Cylindrical Shells

[beau1]

Use the cylindrical shell method to find the volume of the solid generated by revolving the shaded region (the area between the lines x=y^4/4 - y^2/2 and x=y^2/2) about:

a) the x-axis
b) the line y=1
c) the line y=5
d) the line y= -5/8

Sorry, I am very unfamiliar with the cylindrical shell method and do not even know where to start. I know I must integrate at some point but am having trouble setting up the integral.
Thank you for your help.

 

[pka]

Unless you post an image of the “shaded area”, how can anyone help you with this question?

 

[soroban]

Hello, beau1!

If no one is responding, it's because we don't understand the problem.

\(\displaystyle \text{Use the cylindrical shell method to find the volume of the solid generated by revolving the shaded region}\)
\(\displaystyle \left(\text{the area between the curves: }\,x\:=\:\tfrac{1}{4}y^4 -\tfrac{1}{2} y^2\,\text{ and }x\:=\:\tfrac{1}{2}y^2\right)\,\text{ about:}\)

. . \(\displaystyle \text{(a) the }x\text{-axis}\quad \text{(b) the line }y=1\quad \text{(c) the line }y=5\quad \text{(d) the line }y= -\tfrac{5}{8}\)

Although the graph is symmetric to the x-axis, I assume we are using only the upper region.

            |
            |       ............*(2,2)
           .....*:::::::::::*   :
        *:::|:::::::*           :
       :::::|:::*               :
      *:::::|:*                 :
        *:::|                   :
  - - - - - * - - - - - - - - - + -  - -
            |                   2
            |

Since we are revolving the region about a horizontal line, we use the "sideways" formula:

. . \(\displaystyle \displaystyle V \;=\; 2\pi \int^b_a \text{(radius)(height)}\,dy\)



\(\displaystyle \text{(a) about the }x\text{-axis.}\)

\(\displaystyle \text{The radius is }y.\)

\(\displaystyle \text{The height is the horizontal distance between the two curves:}\)
. . \(\displaystyle \tfrac{1}{2}x^2 - \left(\tfrac{1}{4}x^4 - \tfrac{1}{2}x^2\right) \:=\:y^2 - \tfrac{1}{4}y^4\)

\(\displaystyle \text{The volume is: }\;V \;=\;2\pi \int^2_0 y\left(y^2 - \tfrac{1}{4}y^4\right)\,dy\)
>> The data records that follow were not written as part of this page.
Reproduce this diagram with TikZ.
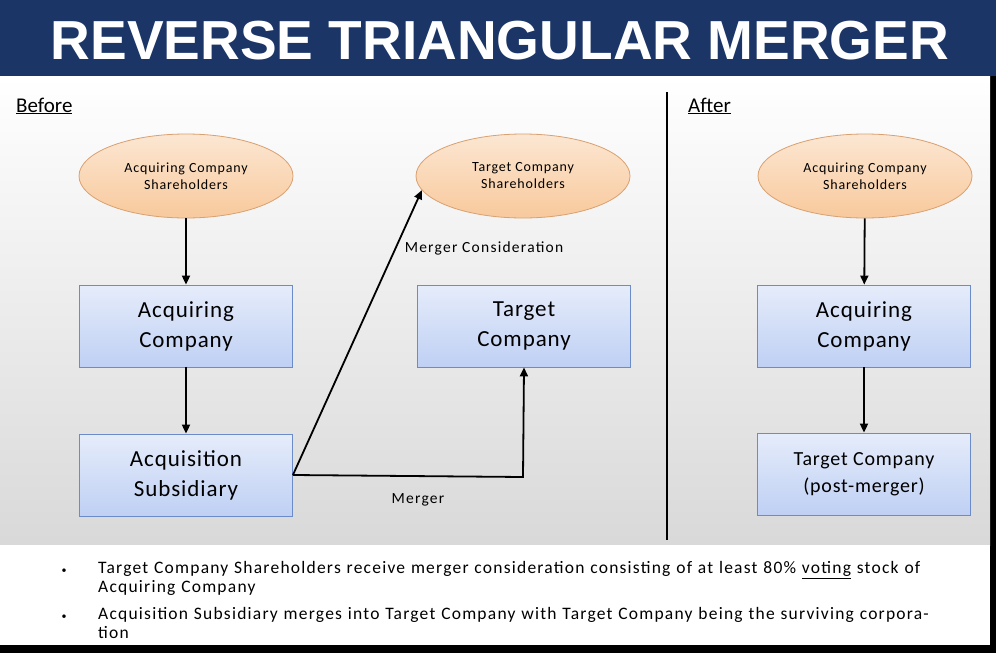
\documentclass[tikz,border=0pt]{standalone}
\usepackage{fontspec}
\setmainfont{Carlito}
\newfontfamily\titlefont{Liberation Sans}
\usetikzlibrary{shapes.geometric,arrows.meta}
\definecolor{navy}{HTML}{1B3566}
\definecolor{ellfill}{HTML}{F8C99C}
\definecolor{ellline}{HTML}{D9A070}
\definecolor{boxfill}{HTML}{BFD0F4}
\definecolor{boxline}{HTML}{6B8CC9}
\tikzset{
  shell/.style={ellipse,draw=ellline,line width=0.8pt,top color=ellfill!45,bottom color=ellfill,minimum width=214pt,minimum height=84pt,align=center,font=\fontsize{14}{17}\selectfont\addfontfeature{LetterSpace=6},inner sep=0pt},
  cobox/.style={rectangle,draw=boxline,line width=0.8pt,top color=boxfill!40,bottom color=boxfill,minimum width=213pt,minimum height=82pt,align=center,font=\fontsize{23}{30}\selectfont\addfontfeature{LetterSpace=4}},
  arr/.style={-{Triangle[length=9pt,width=8pt]},line width=1.8pt,black},
  lbl/.style={font=\fontsize{15.5}{18}\selectfont\addfontfeature{LetterSpace=8}},
  btxt/.style={font=\fontsize{17.5}{19}\selectfont\addfontfeature{LetterSpace=7},anchor=north west,align=left,text width=840pt,inner sep=0pt}
}
\begin{document}
\begin{tikzpicture}[x=1pt,y=-1pt]
\useasboundingbox (0,0) rectangle (996,653);
\fill[black] (0,0) rectangle (996,653);
\shade[top color=white,bottom color=gray!30] (0,76) rectangle (990,545);
\fill[white] (0,545) rectangle (990,645);
\fill[navy] (0,0) rectangle (996,76);
\node[text=white,font=\titlefont\bfseries\fontsize{55}{60}\selectfont] (title) at (500,41) {REVERSE TRIANGULAR MERGER};
\node[font=\fontsize{21}{24}\selectfont,anchor=west,inner sep=0pt] (before) at (16,106) {\underline{Before}};
\node[font=\fontsize{21}{24}\selectfont,anchor=west,inner sep=0pt] (after) at (688,106) {\underline{After}};
\draw[line width=2pt] (667,92) -- (667,540);
\node[shell] (acqsh) at (186,176) {Acquiring Company\\Shareholders};
\node[shell] (tgtsh) at (523,176) {Target Company\\Shareholders};
\node[shell] (acqsh2) at (865,176) {Acquiring Company\\Shareholders};
\node[cobox] (acq) at (186,326) {Acquiring\\Company};
\node[cobox] (tgt) at (524,326) {Target\\Company};
\node[cobox] (sub) at (186,475) {Acquisition\\Subsidiary};
\node[cobox] (acq2) at (864,326) {Acquiring\\Company};
\node[cobox,font=\fontsize{20}{27}\selectfont\addfontfeature{LetterSpace=4}] (tgt2) at (864,474) {Target Company\\(post-merger)};
\draw[arr] (acqsh) -- (acq);
\draw[arr] (acq) -- (sub);
\draw[arr] (acqsh2) -- (acq2);
\draw[arr] (acq2) -- (tgt2);
\draw[arr] (sub.east) -- (tgtsh.188);
\draw[arr] (sub.east) -- (523,477) -- (tgt.south);
\node[lbl] (mc) at (484,248) {Merger Consideration};
\node[lbl] (mg) at (418,500) {Merger};
\node (b1) at (64,571) {\textbullet};
\node (b2) at (64,617) {\textbullet};
\node[btxt] (t1) at (98,561) {Target Company Shareholders receive merger consideration consisting of at least 80\% \underline{voting} stock of Acquiring Company};
\node[btxt] (t2) at (98,607) {Acquisition Subsidiary merges into Target Company with Target Company being the surviving corporation};
\end{tikzpicture}
\end{document}
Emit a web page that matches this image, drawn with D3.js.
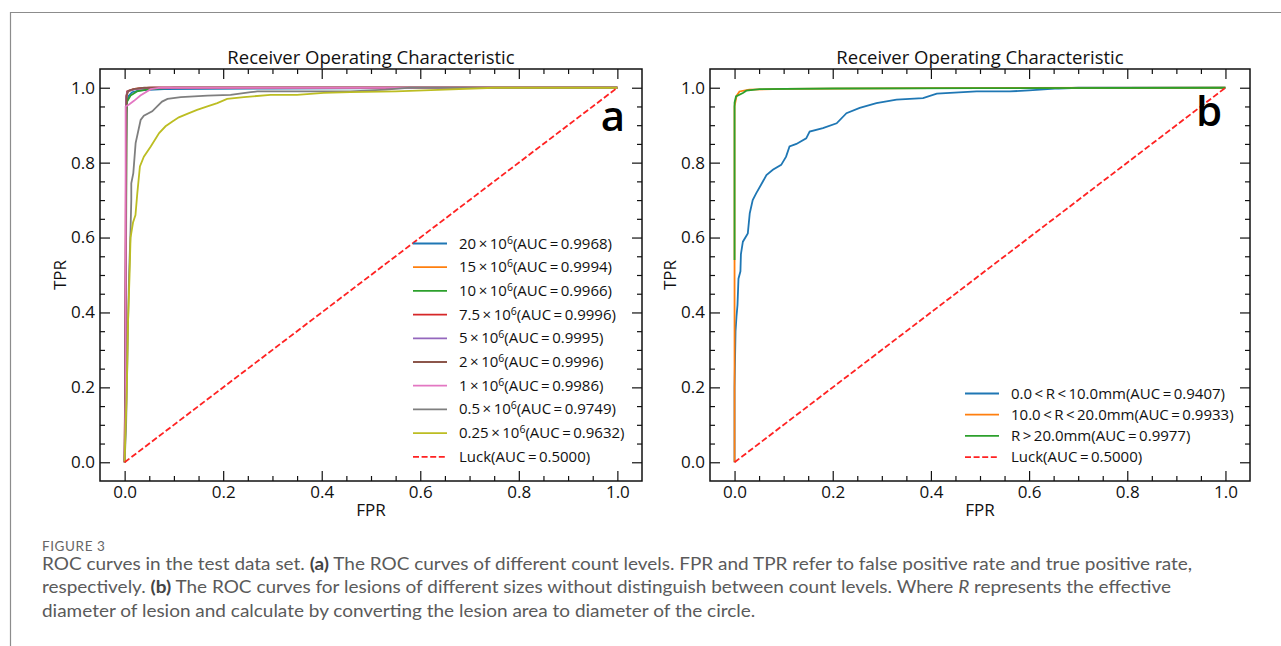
<!DOCTYPE html>
<html>
<head>
<meta charset="utf-8">
<script src="https://cdn.jsdelivr.net/npm/d3@7"></script>
<style>
    body { margin: 0; background: #fff; }
    svg { display: block; }
</style>
</head>
<body>
<svg id="fig" width="1281" height="646"></svg>
<script>
// ---- data ----
const majorTicks = [0, 0.2, 0.4, 0.6, 0.8, 1.0]
const minorTicks = [0.05, 0.1, 0.15, 0.25, 0.3, 0.35, 0.45, 0.5, 0.55, 0.65, 0.7, 0.75, 0.85, 0.9, 0.95]

// panel a: count levels (x10^6) and AUC
const countLevels = ['20', '15', '10', '7.5', '5', '2', '1', '0.5', '0.25']
const countAUC = ['0.9968', '0.9994', '0.9966', '0.9996', '0.9995', '0.9996', '0.9986', '0.9749', '0.9632']

const roc20 = [[0, 0], [0.002, 0.25], [0.003, 0.85], [0.004, 0.96], [0.008, 0.978], [0.015, 0.988], [0.03, 0.993], [0.08, 0.996], [0.3, 0.998], [0.6, 0.999], [1, 1]]
const roc15 = [[0, 0], [0.002, 0.5], [0.003, 0.97], [0.006, 0.99], [0.02, 0.997], [0.05, 1], [1, 1]]
const roc10 = [[0, 0], [0.002, 0.12], [0.003, 0.6], [0.004, 0.93], [0.005, 0.963], [0.012, 0.979], [0.025, 0.99], [0.053, 0.997], [0.1, 1], [1, 1]]
const roc7_5 = [[0, 0], [0.002, 0.4], [0.003, 0.97], [0.005, 0.99], [0.015, 0.995], [0.03, 0.998], [0.06, 1], [1, 1]]
const roc5 = [[0, 0], [0.002, 0.5], [0.003, 0.975], [0.006, 0.99], [0.02, 0.996], [0.05, 1], [1, 1]]
const roc2 = [[0, 0], [0.002, 0.45], [0.004, 0.98], [0.008, 0.992], [0.02, 0.997], [0.04, 1], [1, 1]]
const roc1 = [[0, 0], [0.002, 0.17], [0.002, 0.95], [0.009, 0.955], [0.019, 0.965], [0.032, 0.979], [0.053, 0.996], [0.073, 1], [1, 1]]
const roc0_5 = [[0, 0], [0.003, 0.1], [0.006, 0.3], [0.007, 0.38], [0.009, 0.5], [0.012, 0.62], [0.0135, 0.7], [0.0135, 0.745], [0.0176, 0.772],
    [0.0223, 0.852], [0.0325, 0.914], [0.039, 0.925], [0.056, 0.937], [0.066, 0.95], [0.076, 0.963], [0.087, 0.97], [0.114, 0.975],
    [0.168, 0.979], [0.215, 0.981], [0.256, 0.988], [0.269, 0.99], [0.458, 0.99], [0.53, 0.995], [0.58, 1], [1, 1]]
const roc0_25 = [[0, 0], [0.002, 0.1], [0.004, 0.17], [0.007, 0.38], [0.01, 0.5], [0.012, 0.6], [0.017, 0.64], [0.022, 0.66], [0.0257, 0.718],
    [0.031, 0.79], [0.039, 0.816], [0.053, 0.843], [0.07, 0.879], [0.083, 0.897], [0.097, 0.91], [0.11, 0.921], [0.127, 0.93],
    [0.147, 0.941], [0.168, 0.95], [0.188, 0.959], [0.208, 0.97], [0.242, 0.975], [0.296, 0.981], [0.35, 0.981], [0.404, 0.986],
    [0.458, 0.988], [0.55, 0.99], [0.65, 0.995], [0.75, 1], [1, 1]]

// panel b: lesion sizes
const sizeLabels = ['0.0 < R < 10.0mm', '10.0 < R < 20.0mm', 'R > 20.0mm']
const sizeAUC = ['0.9407', '0.9933', '0.9977']

const rocSmall = [[0, 0], [0, 0.2], [0.002, 0.35], [0.004, 0.39], [0.006, 0.42], [0.008, 0.49], [0.012, 0.51], [0.013, 0.556], [0.017, 0.589],
    [0.027, 0.611], [0.031, 0.665], [0.037, 0.7], [0.044, 0.718], [0.054, 0.741], [0.065, 0.767], [0.078, 0.781], [0.095, 0.794],
    [0.105, 0.816], [0.112, 0.843], [0.126, 0.85], [0.146, 0.865], [0.153, 0.883], [0.18, 0.892], [0.208, 0.905], [0.228, 0.932],
    [0.255, 0.946], [0.289, 0.959], [0.33, 0.968], [0.384, 0.972], [0.412, 0.984], [0.493, 0.99], [0.561, 0.99], [0.6, 0.993],
    [0.66, 0.998], [0.7, 1], [1, 1]]
const rocMid = [[0, 0], [0, 0.95], [0.004, 0.978], [0.01, 0.99], [0.03, 0.995], [0.1, 0.997], [0.4, 0.999], [1, 1]]
const rocLarge = [[0, 0.54], [0, 0.96], [0.003, 0.977], [0.017, 0.986], [0.024, 0.992], [0.051, 0.996], [0.2, 0.998], [0.5, 0.999], [1, 1]]

const luck = [[0, 0], [1, 1]]
const luckAUC = '0.5000'

// ---- drawing ----
const svg = d3.select('#fig')
const colors = d3.schemeCategory10.slice(0, 7).concat(['#7f7f7f', '#bcbd22'])
const tickFont = "'Open Sans', 'Noto Sans', sans-serif"
const f1 = d3.format('.1f')

// figure frame (left and top rule)
svg.append('path')
    .attr('d', 'M10.5,646V12.5H1281')
    .attr('fill', 'none')
    .attr('stroke', '#8c8c8c')
    .attr('stroke-width', 1.2)

const panel = (box, series, legend, letter) => {
    const x = d3.scaleLinear().domain([-0.05, 1.05]).range([box.left, box.right])
    const y = d3.scaleLinear().domain([-0.05, 1.05]).range([box.bottom, box.top])
    const g = svg.append('g')

    const addAxis = (gen, tr, values, size, fmt) => g.append('g')
        .attr('transform', tr)
        .call(gen.tickValues(values).tickSize(size).tickPadding(5).tickFormat(fmt))
        .call(a => a.select('.domain').remove())
        .call(a => a.selectAll('line').attr('stroke', '#111').attr('stroke-width', 1.2))
        .call(a => a.selectAll('text').attr('font-family', tickFont).attr('font-size', 17).attr('fill', '#111'))

    const none = () => ''
    addAxis(d3.axisBottom(x), `translate(0,${box.bottom})`, majorTicks, -10, f1)
    addAxis(d3.axisBottom(x), `translate(0,${box.bottom})`, minorTicks, -5, none)
    addAxis(d3.axisTop(x), `translate(0,${box.top})`, majorTicks, -10, none)
    addAxis(d3.axisTop(x), `translate(0,${box.top})`, minorTicks, -5, none)
    addAxis(d3.axisLeft(y), `translate(${box.left},0)`, majorTicks, -10, f1)
    addAxis(d3.axisLeft(y), `translate(${box.left},0)`, minorTicks, -5, none)
    addAxis(d3.axisRight(y), `translate(${box.right},0)`, majorTicks, -10, none)
    addAxis(d3.axisRight(y), `translate(${box.right},0)`, minorTicks, -5, none)

    const line = d3.line()
        .x(d => x(d[0]))
        .y(d => y(d[1]))

    series.forEach((s, i) => {
        g.append('path')
            .datum(s.data)
            .attr('fill', 'none')
            .attr('stroke', s.color)
            .attr('stroke-width', s.dash ? 1.8 : 1.8)
            .attr('stroke-dasharray', s.dash || null)
            .attr('d', line)
    })

    // spines
    g.append('rect')
        .attr('x', box.left)
        .attr('y', box.top)
        .attr('width', box.right - box.left)
        .attr('height', box.bottom - box.top)
        .attr('fill', 'none')
        .attr('stroke', '#111')
        .attr('stroke-width', 1.5)

    const cx = (box.left + box.right) / 2
    g.append('text')
        .attr('x', cx).attr('y', box.top - 5)
        .attr('text-anchor', 'middle')
        .attr('font-family', tickFont).attr('font-size', 18.5).attr('fill', '#111')
        .text('Receiver Operating Characteristic')
    g.append('text')
        .attr('x', cx).attr('y', box.bottom + 35)
        .attr('text-anchor', 'middle')
        .attr('font-family', tickFont).attr('font-size', 17).attr('fill', '#111')
        .text('FPR')
    g.append('text')
        .attr('transform', `translate(${box.left - 34},${(box.top + box.bottom) / 2}) rotate(-90)`)
        .attr('text-anchor', 'middle')
        .attr('font-family', tickFont).attr('font-size', 17).attr('fill', '#111')
        .text('TPR')

    g.append('text')
        .attr('x', letter.x).attr('y', letter.y)
        .attr('text-anchor', 'middle')
        .attr('font-family', tickFont).attr('font-size', 42).attr('font-weight', 600).attr('fill', '#000')
        .text(letter.text)

    // legend, no frame
    const lg = g.append('g')
    series.forEach((s, i) => {
        const ly = legend.top + i * legend.step
        lg.append('line')
            .attr('x1', legend.x).attr('x2', legend.x + 34)
            .attr('y1', ly).attr('y2', ly)
            .attr('stroke', s.color)
            .attr('stroke-width', 1.8)
            .attr('stroke-dasharray', s.dash || null)
        const t = lg.append('text')
            .attr('x', legend.x + 46).attr('y', ly + 5)
            .attr('font-family', tickFont).attr('font-size', 15).attr('fill', '#111')
        s.label.forEach(part => {
            const sp = t.append('tspan').text(part.t)
            if (part.sup) sp.attr('font-size', 10.5).attr('baseline-shift', '45%')
        })
    })
}

const thin = '\u2009'
const seriesA = [roc20, roc15, roc10, roc7_5, roc5, roc2, roc1, roc0_5, roc0_25].map((d, i) => ({
    data: d,
    color: colors[i],
    label: [{ t: `${countLevels[i]}${thin}×${thin}10` }, { t: '6', sup: true }, { t: `(AUC${thin}=${thin}${countAUC[i]})` }]
}))
seriesA.push({ data: luck, color: '#f22', dash: '6,2.6', label: [{ t: `Luck(AUC${thin}=${thin}${luckAUC})` }] })

const seriesB = [rocSmall, rocMid, rocLarge].map((d, i) => ({
    data: d,
    color: colors[i],
    label: [{ t: `${sizeLabels[i].replace(/ /g, thin)}(AUC${thin}=${thin}${sizeAUC[i]})` }]
}))
seriesB.push({ data: luck, color: '#f22', dash: '6,2.6', label: [{ t: `Luck(AUC${thin}=${thin}${luckAUC})` }] })

panel({ left: 100, right: 642, top: 69, bottom: 481 }, seriesA,
    { x: 413, top: 243.5, step: 23.7 }, { x: 613, y: 131, text: 'a' })
panel({ left: 710, right: 1250, top: 69, bottom: 481 }, seriesB,
    { x: 965, top: 393.5, step: 21.2 }, { x: 1209, y: 126, text: 'b' })

// ---- caption ----
const capFont = "Lato, 'Open Sans', sans-serif"
svg.append('text')
    .attr('x', 42).attr('y', 551)
    .attr('font-family', capFont).attr('font-size', 13.5).attr('fill', '#666').attr('letter-spacing', 0.6)
    .text('FIGURE 3')

const captionLines = [
    [{ t: 'ROC curves in the test data set. ' }, { t: '(a)', b: true }, { t: ' The ROC curves of different count levels. FPR and TPR refer to false positive rate and true positive rate,' }],
    [{ t: 'respectively. ' }, { t: '(b)', b: true }, { t: ' The ROC curves for lesions of different sizes without distinguish between count levels. Where ' }, { t: 'R', i: true }, { t: ' represents the effective' }],
    [{ t: 'diameter of lesion and calculate by converting the lesion area to diameter of the circle.' }]
]
// caption face is wider than Lato, so stretch the block to the width of the first line
const cap = svg.append('g')
captionLines.forEach((parts, k) => {
    const t = cap.append('text')
        .attr('x', 0).attr('y', 570 + k * 23.5)
        .attr('font-family', capFont).attr('font-size', 16.5).attr('fill', '#5a5a5a')
        .attr('xml:space', 'preserve')
    parts.forEach(p => {
        const sp = t.append('tspan').text(p.t)
        if (p.b) sp.attr('font-weight', 700).attr('fill', '#444')
        if (p.i) sp.attr('font-style', 'italic')
    })
})
const firstLen = cap.select('text').node().getComputedTextLength()
const sx = firstLen > 0 ? 1151 / firstLen : 1
cap.attr('transform', `translate(42,0) scale(${sx},1)`)
</script>
</body>
</html>
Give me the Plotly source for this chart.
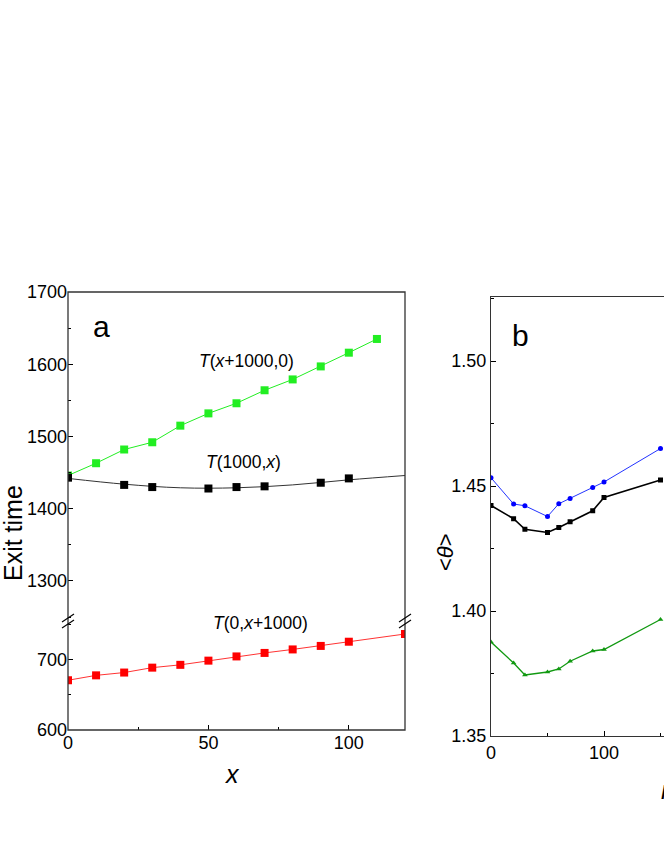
import plotly.graph_objects as go

# ---- panel a data ----
x_a = [0, 10, 20, 30, 40, 50, 60, 70, 80, 90, 100, 110]
t_x1000_0 = [1446, 1463, 1482, 1492, 1515, 1532, 1546, 1564, 1579, 1597, 1616, 1635]

x_a_black = [0, 20, 30, 50, 60, 70, 90, 100]
t_1000_x = [1443, 1433, 1430, 1428, 1430, 1431, 1436, 1442]
# smooth fit through the black points
x_a_fit = [0, 20, 40, 60, 80, 100, 120]
t_1000_x_fit = [1442, 1434, 1429, 1429, 1433, 1440, 1446]

x_a_red = [0, 10, 20, 30, 40, 50, 60, 70, 80, 90, 100, 120]
t_0_x1000 = [671, 678, 682, 689, 693, 699, 705, 710, 715, 720, 726, 737]

# ---- panel b data ----
x_b = [0, 20, 30, 50, 60, 70, 90, 100, 150]
theta_blue = [1.4533, 1.4428, 1.4421, 1.4378, 1.4429, 1.4450, 1.4494, 1.4516, 1.4650]
theta_black = [1.4422, 1.4369, 1.4327, 1.4314, 1.4334, 1.4357, 1.4401, 1.4454, 1.4524]
theta_green = [1.3876, 1.3792, 1.3744, 1.3756, 1.3768, 1.3799, 1.3840, 1.3846, 1.3966]

W, H = 664, 860
FONT = "Liberation Sans, Arial, sans-serif"


def px(xp):
    return xp / W


def py(yp):
    return (H - yp) / H


a_left, a_right = px(68), px(405)
a_bot, a_top, a_brk = py(730), py(292), py(620)
b_left = px(491)
b_bot, b_top = py(736), py(297)

fig = go.Figure()

sq = dict(symbol="square", size=8)
fig.add_trace(go.Scatter(x=x_a, y=t_x1000_0, xaxis="x", yaxis="y2", mode="lines+markers",
                         line=dict(color="#22ee22", width=1), marker=dict(color="#22ee22", **sq)))
fig.add_trace(go.Scatter(x=x_a_fit, y=t_1000_x_fit, xaxis="x", yaxis="y2", mode="lines",
                         line=dict(color="#333333", width=1, shape="spline")))
fig.add_trace(go.Scatter(x=x_a_black, y=t_1000_x, xaxis="x", yaxis="y2", mode="markers",
                         marker=dict(color="black", **sq)))
fig.add_trace(go.Scatter(x=x_a_red, y=t_0_x1000, xaxis="x", yaxis="y", mode="lines+markers",
                         line=dict(color="#ff3333", width=1), marker=dict(color="#ff0000", **sq)))

fig.add_trace(go.Scatter(x=x_b, y=theta_blue, xaxis="x2", yaxis="y3", mode="lines+markers",
                         line=dict(color="#2233ff", width=1),
                         marker=dict(color="#0000ff", symbol="circle", size=5)))
fig.add_trace(go.Scatter(x=x_b, y=theta_black, xaxis="x2", yaxis="y3", mode="lines+markers",
                         line=dict(color="black", width=1.6),
                         marker=dict(color="black", symbol="square", size=5)))
fig.add_trace(go.Scatter(x=x_b, y=theta_green, xaxis="x2", yaxis="y3", mode="lines+markers",
                         line=dict(color="#119911", width=1.3),
                         marker=dict(color="#119911", symbol="triangle-up", size=5)))

tick_common = dict(ticks="inside", ticklen=5, tickwidth=1, tickcolor="black",
                   showgrid=False, zeroline=False, automargin=False,
                   tickfont=dict(family=FONT, size=18, color="black"))

# panel b x range runs to the window edge (cut off like the reference)
b_xmax = (W - 491) / 1.13

fig.update_layout(
    width=W, height=H,
    margin=dict(l=0, r=0, t=0, b=0),
    paper_bgcolor="white", plot_bgcolor="white",
    showlegend=False,
    xaxis=dict(domain=[a_left, a_right], range=[0, 120], anchor="y",
               tickvals=[0, 50, 100], minor=dict(ticks="inside", ticklen=3, dtick=25, tickcolor="black"),
               **tick_common),
    yaxis=dict(domain=[a_bot, a_brk], range=[600, 757], anchor="x",
               tickvals=[600, 700], minor=dict(ticks="inside", ticklen=3, dtick=50, tickcolor="black"),
               **tick_common),
    yaxis2=dict(domain=[a_brk, a_top], range=[1246, 1700], anchor="x",
                tickvals=[1300, 1400, 1500, 1600, 1700],
                minor=dict(ticks="inside", ticklen=3, dtick=50, tickcolor="black"),
                **tick_common),
    xaxis2=dict(domain=[b_left, 1.0], range=[0, b_xmax], anchor="y3",
                showline=True, linecolor="#333333", linewidth=1.3, mirror=True,
                tickvals=[0, 100], minor=dict(ticks="inside", ticklen=3, dtick=50, tickcolor="black"),
                **tick_common),
    yaxis3=dict(domain=[b_bot, b_top], range=[1.35, 1.5256], anchor="x2",
                showline=True, linecolor="#333333", linewidth=1.3,
                tickvals=[1.35, 1.40, 1.45, 1.50], tickformat=".2f",
                minor=dict(ticks="inside", ticklen=3, dtick=0.025, tickcolor="black"),
                **tick_common),
)

# frame of panel a
fig.add_shape(type="rect", xref="paper", yref="paper", x0=a_left, x1=a_right, y0=a_bot, y1=a_top,
              line=dict(color="#333333", width=1.3))

# axis break marks
for xb in (68, 405):
    for dy in (-3, 3):
        fig.add_shape(type="line", xref="paper", yref="paper",
                      x0=px(xb - 6), y0=py(621 + dy + 4), x1=px(xb + 6), y1=py(621 + dy - 4),
                      line=dict(color="black", width=1.2))

ann = []
ann.append(dict(text="a", x=px(101), y=py(326), font=dict(size=30)))
ann.append(dict(text="b", x=px(520), y=py(335), font=dict(size=30)))
ann.append(dict(text="<i>T</i>(<i>x</i>+1000,0)", x=px(246), y=py(361), font=dict(size=17.5)))
ann.append(dict(text="<i>T</i>(1000,<i>x</i>)", x=px(243), y=py(462), font=dict(size=17.5)))
ann.append(dict(text="<i>T</i>(0,<i>x</i>+1000)", x=px(260), y=py(623), font=dict(size=17.5)))
ann.append(dict(text="Exit time", x=px(13), y=py(533), textangle=-90, font=dict(size=25)))
ann.append(dict(text="<i>x</i>", x=px(232), y=py(774), font=dict(size=25)))
ann.append(dict(text="&lt;<i>θ</i>&gt;", x=px(445), y=py(552), textangle=-90, font=dict(size=22)))
ann.append(dict(text="<i>n</i>", x=px(668), y=py(790), font=dict(size=25)))
for a in ann:
    a.update(xref="paper", yref="paper", showarrow=False, xanchor="center", yanchor="middle")
    a["font"].update(family=FONT, color="black")
    fig.add_annotation(**a)

# drop the default page margin so the figure fills the window from its top-left corner
fig.write_html("out.html", config={"displayModeBar": False},
               post_script="document.body.style.margin='0px';")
(\(\displaystyle \text{b) about }y = 1\)

\(\displaystyle \text{There is no formula for revolving about a line that passes }through\text{ the region.}\)



\(\displaystyle \text{(c) about }y = 5\)

\(\displaystyle \text{The radius is: }5-y\)

\(\displaystyle \text{The height is still: }y^2-\tfrac{1}{4}y^4\)

\(\displaystyle \text{The volume is: }\;V \;=\;2\pi\int^2_0(5-y)(y^2-\tfrac{1}{4}y^4)\,dy\)



\(\displaystyle \text{(d) about }y = -\tfrac{5}{8}\)

\(\displaystyle \text{The radius is: }y + \tfrac{5}{8}\)

\(\displaystyle \text{The height is: }y^2-\tfrac{1}{4}y^4\)

\(\displaystyle \text{The volume is: }\;V \;=\;2\pi\int^2_0\left(y + \tfrac{5}{8}\right)\left(y^2-\tfrac{1}{4}y^4\right)\,dy\)

 

[galactus]

Like Soroban, I too was unsure. But here is how I approached it.

Similar to Soroban though.

Since \(\displaystyle x=\frac{y^{4}}{4}-\frac{y^{2}}{2}, \;\ x=\frac{y^{2}}{2}\),

then we can make a sub and get:

\(\displaystyle x=\frac{y^{4}}{4}-x\)

\(\displaystyle 2x=\frac{y^{4}}{4}\)

\(\displaystyle x=\frac{y^{4}}{8}\)

Using shells. The cross sections are parallel to the axis about which we are revolving.

About the x-axis:

\(\displaystyle 2{\pi}\int_{0}^{2}y\left(\frac{y^{4}}{8}\right)dy\)

If you have the diagram on file, you can post it to the site using the 'Upload Attachments' link directly under

where you type your problem. If possible, it would hep to have a picture of what is going on.